▶ _Short problem_:
Reproduce exactly, and only, the lines of the material below running from the line bearing "Write a LaTeX" through the line bearing "width=0.8pt] (287,171) ellipse [x radius=97, y radius=106];". Leave any pictures out.
◇ ◇ ◇ ◇
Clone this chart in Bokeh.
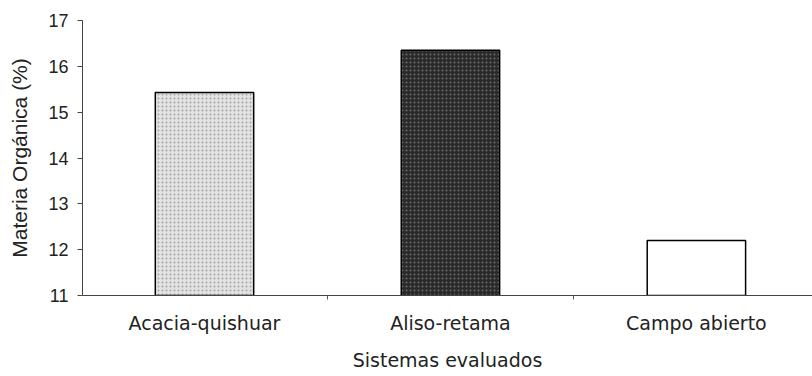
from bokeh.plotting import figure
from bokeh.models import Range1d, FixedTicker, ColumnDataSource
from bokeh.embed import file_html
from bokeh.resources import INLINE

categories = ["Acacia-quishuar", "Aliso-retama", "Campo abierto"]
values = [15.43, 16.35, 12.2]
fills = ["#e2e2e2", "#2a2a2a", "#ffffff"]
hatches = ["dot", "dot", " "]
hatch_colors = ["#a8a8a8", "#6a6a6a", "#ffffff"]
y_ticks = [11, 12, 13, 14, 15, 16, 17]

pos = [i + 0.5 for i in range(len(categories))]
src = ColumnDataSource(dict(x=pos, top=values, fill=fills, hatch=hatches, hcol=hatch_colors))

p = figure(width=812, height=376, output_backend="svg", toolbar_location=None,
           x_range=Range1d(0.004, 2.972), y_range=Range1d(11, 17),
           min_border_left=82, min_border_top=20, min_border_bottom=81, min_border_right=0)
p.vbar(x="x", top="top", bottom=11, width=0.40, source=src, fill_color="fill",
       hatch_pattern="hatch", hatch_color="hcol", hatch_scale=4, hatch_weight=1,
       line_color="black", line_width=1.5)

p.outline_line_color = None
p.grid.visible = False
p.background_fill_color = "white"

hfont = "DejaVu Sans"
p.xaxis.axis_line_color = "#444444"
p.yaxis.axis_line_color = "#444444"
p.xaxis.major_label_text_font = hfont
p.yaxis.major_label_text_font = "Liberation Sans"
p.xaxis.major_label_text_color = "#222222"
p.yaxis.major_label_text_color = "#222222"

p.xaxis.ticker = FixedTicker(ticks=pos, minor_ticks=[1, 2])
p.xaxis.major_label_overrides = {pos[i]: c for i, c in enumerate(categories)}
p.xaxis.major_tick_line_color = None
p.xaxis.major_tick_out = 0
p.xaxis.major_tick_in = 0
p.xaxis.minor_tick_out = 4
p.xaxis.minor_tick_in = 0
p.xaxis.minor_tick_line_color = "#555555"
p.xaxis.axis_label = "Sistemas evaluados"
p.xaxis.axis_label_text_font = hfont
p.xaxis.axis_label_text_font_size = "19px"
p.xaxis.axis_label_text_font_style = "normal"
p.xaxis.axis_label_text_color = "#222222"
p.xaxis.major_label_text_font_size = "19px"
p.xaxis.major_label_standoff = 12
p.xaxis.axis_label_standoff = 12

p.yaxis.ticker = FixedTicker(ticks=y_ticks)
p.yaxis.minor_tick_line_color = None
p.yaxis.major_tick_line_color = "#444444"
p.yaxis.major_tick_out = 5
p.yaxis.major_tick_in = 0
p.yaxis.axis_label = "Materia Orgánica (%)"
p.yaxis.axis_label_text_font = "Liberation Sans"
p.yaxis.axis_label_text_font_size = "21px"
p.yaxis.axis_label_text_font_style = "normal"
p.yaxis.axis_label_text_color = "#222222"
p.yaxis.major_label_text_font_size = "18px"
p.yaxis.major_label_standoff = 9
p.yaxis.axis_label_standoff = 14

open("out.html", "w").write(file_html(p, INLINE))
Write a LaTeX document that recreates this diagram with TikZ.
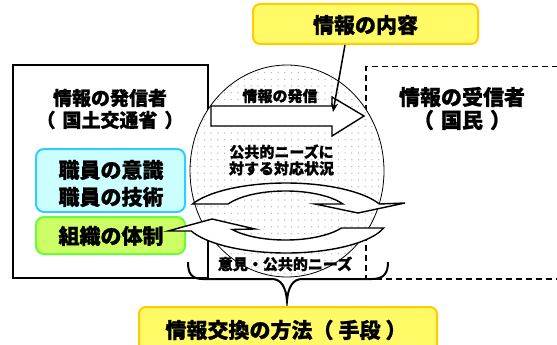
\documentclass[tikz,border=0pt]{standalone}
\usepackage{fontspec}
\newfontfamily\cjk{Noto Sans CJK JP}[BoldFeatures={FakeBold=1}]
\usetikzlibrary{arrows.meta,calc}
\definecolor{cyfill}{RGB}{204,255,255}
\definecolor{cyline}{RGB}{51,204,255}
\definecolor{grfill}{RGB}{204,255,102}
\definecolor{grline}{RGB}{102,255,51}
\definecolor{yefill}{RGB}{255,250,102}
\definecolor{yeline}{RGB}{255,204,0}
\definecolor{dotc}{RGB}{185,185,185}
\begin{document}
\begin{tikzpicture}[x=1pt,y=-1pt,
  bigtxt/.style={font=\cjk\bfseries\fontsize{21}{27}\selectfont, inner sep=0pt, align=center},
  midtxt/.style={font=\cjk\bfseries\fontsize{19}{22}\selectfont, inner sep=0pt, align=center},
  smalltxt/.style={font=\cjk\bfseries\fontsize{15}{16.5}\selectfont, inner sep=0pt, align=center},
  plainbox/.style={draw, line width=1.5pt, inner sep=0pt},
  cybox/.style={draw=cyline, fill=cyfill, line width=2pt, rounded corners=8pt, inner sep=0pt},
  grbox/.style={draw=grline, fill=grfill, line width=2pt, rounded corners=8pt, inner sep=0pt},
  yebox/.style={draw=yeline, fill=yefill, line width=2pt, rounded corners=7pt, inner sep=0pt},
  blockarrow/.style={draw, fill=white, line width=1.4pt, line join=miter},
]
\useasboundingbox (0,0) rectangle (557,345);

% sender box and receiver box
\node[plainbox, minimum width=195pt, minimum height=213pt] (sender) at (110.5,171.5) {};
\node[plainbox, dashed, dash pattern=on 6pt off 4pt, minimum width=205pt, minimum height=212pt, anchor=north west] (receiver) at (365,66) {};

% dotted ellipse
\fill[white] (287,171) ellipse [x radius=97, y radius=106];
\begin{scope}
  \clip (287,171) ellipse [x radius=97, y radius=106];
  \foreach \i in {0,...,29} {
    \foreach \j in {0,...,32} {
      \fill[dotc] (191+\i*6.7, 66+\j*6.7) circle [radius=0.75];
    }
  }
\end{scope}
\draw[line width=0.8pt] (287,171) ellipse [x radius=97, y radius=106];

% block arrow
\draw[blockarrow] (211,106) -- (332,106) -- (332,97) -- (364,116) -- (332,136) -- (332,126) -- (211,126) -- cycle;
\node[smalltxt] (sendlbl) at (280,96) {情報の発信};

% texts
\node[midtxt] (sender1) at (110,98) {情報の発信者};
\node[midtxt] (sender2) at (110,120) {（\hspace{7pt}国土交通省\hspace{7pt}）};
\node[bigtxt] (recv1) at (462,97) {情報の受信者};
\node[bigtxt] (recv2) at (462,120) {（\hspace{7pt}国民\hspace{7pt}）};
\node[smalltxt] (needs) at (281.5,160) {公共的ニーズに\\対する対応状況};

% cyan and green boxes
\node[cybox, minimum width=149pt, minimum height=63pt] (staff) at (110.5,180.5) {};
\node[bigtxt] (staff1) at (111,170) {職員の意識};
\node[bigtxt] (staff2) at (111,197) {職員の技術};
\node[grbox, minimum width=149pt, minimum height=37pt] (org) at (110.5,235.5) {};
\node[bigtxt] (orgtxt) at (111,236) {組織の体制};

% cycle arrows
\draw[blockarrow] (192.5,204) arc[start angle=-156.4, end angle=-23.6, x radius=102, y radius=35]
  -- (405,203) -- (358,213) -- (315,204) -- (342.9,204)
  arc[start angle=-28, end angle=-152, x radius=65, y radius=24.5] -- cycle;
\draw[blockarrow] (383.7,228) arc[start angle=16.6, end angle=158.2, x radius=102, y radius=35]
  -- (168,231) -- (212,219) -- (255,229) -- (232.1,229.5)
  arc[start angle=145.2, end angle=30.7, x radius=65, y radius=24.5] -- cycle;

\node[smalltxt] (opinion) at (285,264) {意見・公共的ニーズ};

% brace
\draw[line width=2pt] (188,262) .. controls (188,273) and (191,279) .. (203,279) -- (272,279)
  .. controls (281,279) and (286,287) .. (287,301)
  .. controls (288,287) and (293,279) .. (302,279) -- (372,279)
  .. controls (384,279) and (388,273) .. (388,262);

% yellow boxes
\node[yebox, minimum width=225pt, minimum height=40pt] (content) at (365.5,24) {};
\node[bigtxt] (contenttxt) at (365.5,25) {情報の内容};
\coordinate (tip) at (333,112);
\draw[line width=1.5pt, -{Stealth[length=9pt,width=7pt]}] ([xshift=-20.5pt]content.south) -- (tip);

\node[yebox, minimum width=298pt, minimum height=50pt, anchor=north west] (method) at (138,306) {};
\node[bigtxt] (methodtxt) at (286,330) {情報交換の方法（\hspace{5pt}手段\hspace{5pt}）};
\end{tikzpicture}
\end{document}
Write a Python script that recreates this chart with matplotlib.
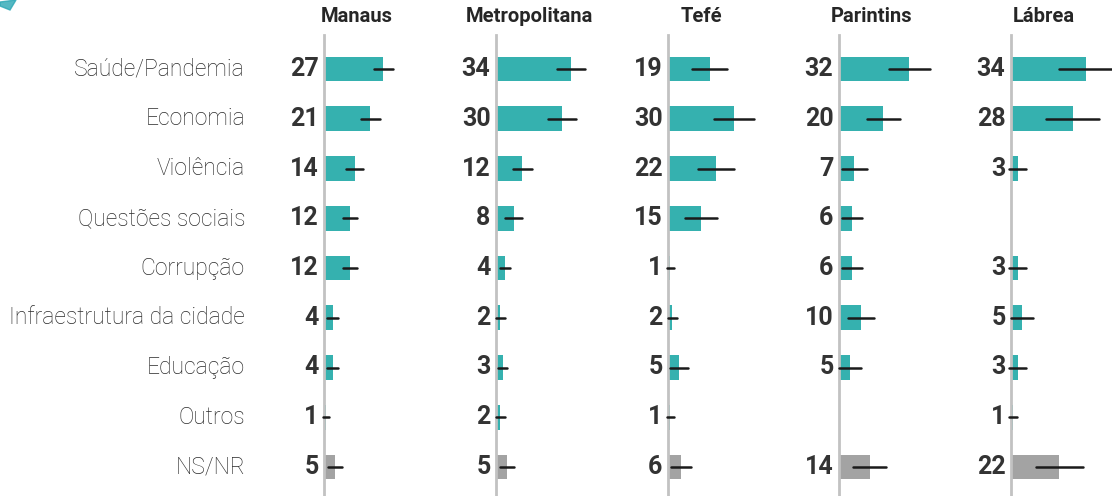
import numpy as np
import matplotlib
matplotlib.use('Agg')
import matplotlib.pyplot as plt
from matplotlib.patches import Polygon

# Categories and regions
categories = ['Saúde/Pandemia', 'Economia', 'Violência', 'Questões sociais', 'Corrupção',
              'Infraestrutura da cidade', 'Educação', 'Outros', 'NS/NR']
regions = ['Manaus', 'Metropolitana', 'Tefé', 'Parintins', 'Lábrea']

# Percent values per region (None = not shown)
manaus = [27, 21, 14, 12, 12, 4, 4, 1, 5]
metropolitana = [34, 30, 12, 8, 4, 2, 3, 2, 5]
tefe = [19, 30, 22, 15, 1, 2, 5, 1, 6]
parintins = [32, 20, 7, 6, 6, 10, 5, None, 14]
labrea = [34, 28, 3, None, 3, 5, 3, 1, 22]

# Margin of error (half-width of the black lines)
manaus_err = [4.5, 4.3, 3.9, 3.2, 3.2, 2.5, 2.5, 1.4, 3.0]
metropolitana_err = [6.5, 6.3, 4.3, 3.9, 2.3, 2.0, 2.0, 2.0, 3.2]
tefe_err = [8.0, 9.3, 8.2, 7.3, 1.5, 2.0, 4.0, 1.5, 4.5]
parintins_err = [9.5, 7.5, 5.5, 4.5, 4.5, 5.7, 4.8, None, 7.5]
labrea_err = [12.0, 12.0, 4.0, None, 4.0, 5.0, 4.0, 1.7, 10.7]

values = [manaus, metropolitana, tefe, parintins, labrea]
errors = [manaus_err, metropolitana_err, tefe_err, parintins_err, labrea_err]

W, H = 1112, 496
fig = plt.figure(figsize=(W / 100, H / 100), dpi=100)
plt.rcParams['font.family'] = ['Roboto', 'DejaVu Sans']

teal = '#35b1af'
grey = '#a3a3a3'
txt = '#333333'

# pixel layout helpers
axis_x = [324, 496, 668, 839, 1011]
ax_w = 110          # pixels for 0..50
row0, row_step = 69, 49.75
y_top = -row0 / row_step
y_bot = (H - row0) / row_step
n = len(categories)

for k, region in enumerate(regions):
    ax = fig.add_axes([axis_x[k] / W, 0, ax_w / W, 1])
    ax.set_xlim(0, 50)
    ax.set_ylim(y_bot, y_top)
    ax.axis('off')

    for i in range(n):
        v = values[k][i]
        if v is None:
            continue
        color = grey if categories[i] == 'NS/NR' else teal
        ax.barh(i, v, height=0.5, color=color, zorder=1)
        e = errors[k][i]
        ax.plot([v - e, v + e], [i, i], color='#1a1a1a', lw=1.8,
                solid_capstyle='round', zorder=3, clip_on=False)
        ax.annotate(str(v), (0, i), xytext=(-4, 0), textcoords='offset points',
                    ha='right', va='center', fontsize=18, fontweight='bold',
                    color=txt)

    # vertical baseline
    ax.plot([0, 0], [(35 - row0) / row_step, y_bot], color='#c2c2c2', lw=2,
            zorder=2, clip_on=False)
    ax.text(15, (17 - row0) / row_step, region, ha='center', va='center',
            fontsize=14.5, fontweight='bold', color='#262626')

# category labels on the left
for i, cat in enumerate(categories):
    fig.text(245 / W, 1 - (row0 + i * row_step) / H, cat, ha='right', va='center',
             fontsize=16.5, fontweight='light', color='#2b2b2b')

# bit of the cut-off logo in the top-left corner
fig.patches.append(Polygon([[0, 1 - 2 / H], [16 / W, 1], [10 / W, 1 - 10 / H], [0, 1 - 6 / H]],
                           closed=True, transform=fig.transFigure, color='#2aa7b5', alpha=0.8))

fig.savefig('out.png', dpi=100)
◇ ◇ ◇ ◇
▶ _Final answer_:
Write a LaTeX document that recreates this diagram with TikZ.
\documentclass[tikz,border=0pt]{standalone}
\usepackage{fontspec}
\newfontfamily\cjk{Noto Sans CJK JP}[BoldFeatures={FakeBold=1}]
\usetikzlibrary{arrows.meta,calc}
\definecolor{cyfill}{RGB}{204,255,255}
\definecolor{cyline}{RGB}{51,204,255}
\definecolor{grfill}{RGB}{204,255,102}
\definecolor{grline}{RGB}{102,255,51}
\definecolor{yefill}{RGB}{255,250,102}
\definecolor{yeline}{RGB}{255,204,0}
\definecolor{dotc}{RGB}{185,185,185}
\begin{document}
\begin{tikzpicture}[x=1pt,y=-1pt,
  bigtxt/.style={font=\cjk\bfseries\fontsize{21}{27}\selectfont, inner sep=0pt, align=center},
  midtxt/.style={font=\cjk\bfseries\fontsize{19}{22}\selectfont, inner sep=0pt, align=center},
  smalltxt/.style={font=\cjk\bfseries\fontsize{15}{16.5}\selectfont, inner sep=0pt, align=center},
  plainbox/.style={draw, line width=1.5pt, inner sep=0pt},
  cybox/.style={draw=cyline, fill=cyfill, line width=2pt, rounded corners=8pt, inner sep=0pt},
  grbox/.style={draw=grline, fill=grfill, line width=2pt, rounded corners=8pt, inner sep=0pt},
  yebox/.style={draw=yeline, fill=yefill, line width=2pt, rounded corners=7pt, inner sep=0pt},
  blockarrow/.style={draw, fill=white, line width=1.4pt, line join=miter},
]
\useasboundingbox (0,0) rectangle (557,345);

% sender box and receiver box
\node[plainbox, minimum width=195pt, minimum height=213pt] (sender) at (110.5,171.5) {};
\node[plainbox, dashed, dash pattern=on 6pt off 4pt, minimum width=205pt, minimum height=212pt, anchor=north west] (receiver) at (365,66) {};

% dotted ellipse
\fill[white] (287,171) ellipse [x radius=97, y radius=106];
\begin{scope}
  \clip (287,171) ellipse [x radius=97, y radius=106];
  \foreach \i in {0,...,29} {
    \foreach \j in {0,...,32} {
      \fill[dotc] (191+\i*6.7, 66+\j*6.7) circle [radius=0.75];
    }
  }
\end{scope}
\draw[line width=0.8pt] (287,171) ellipse [x radius=97, y radius=106];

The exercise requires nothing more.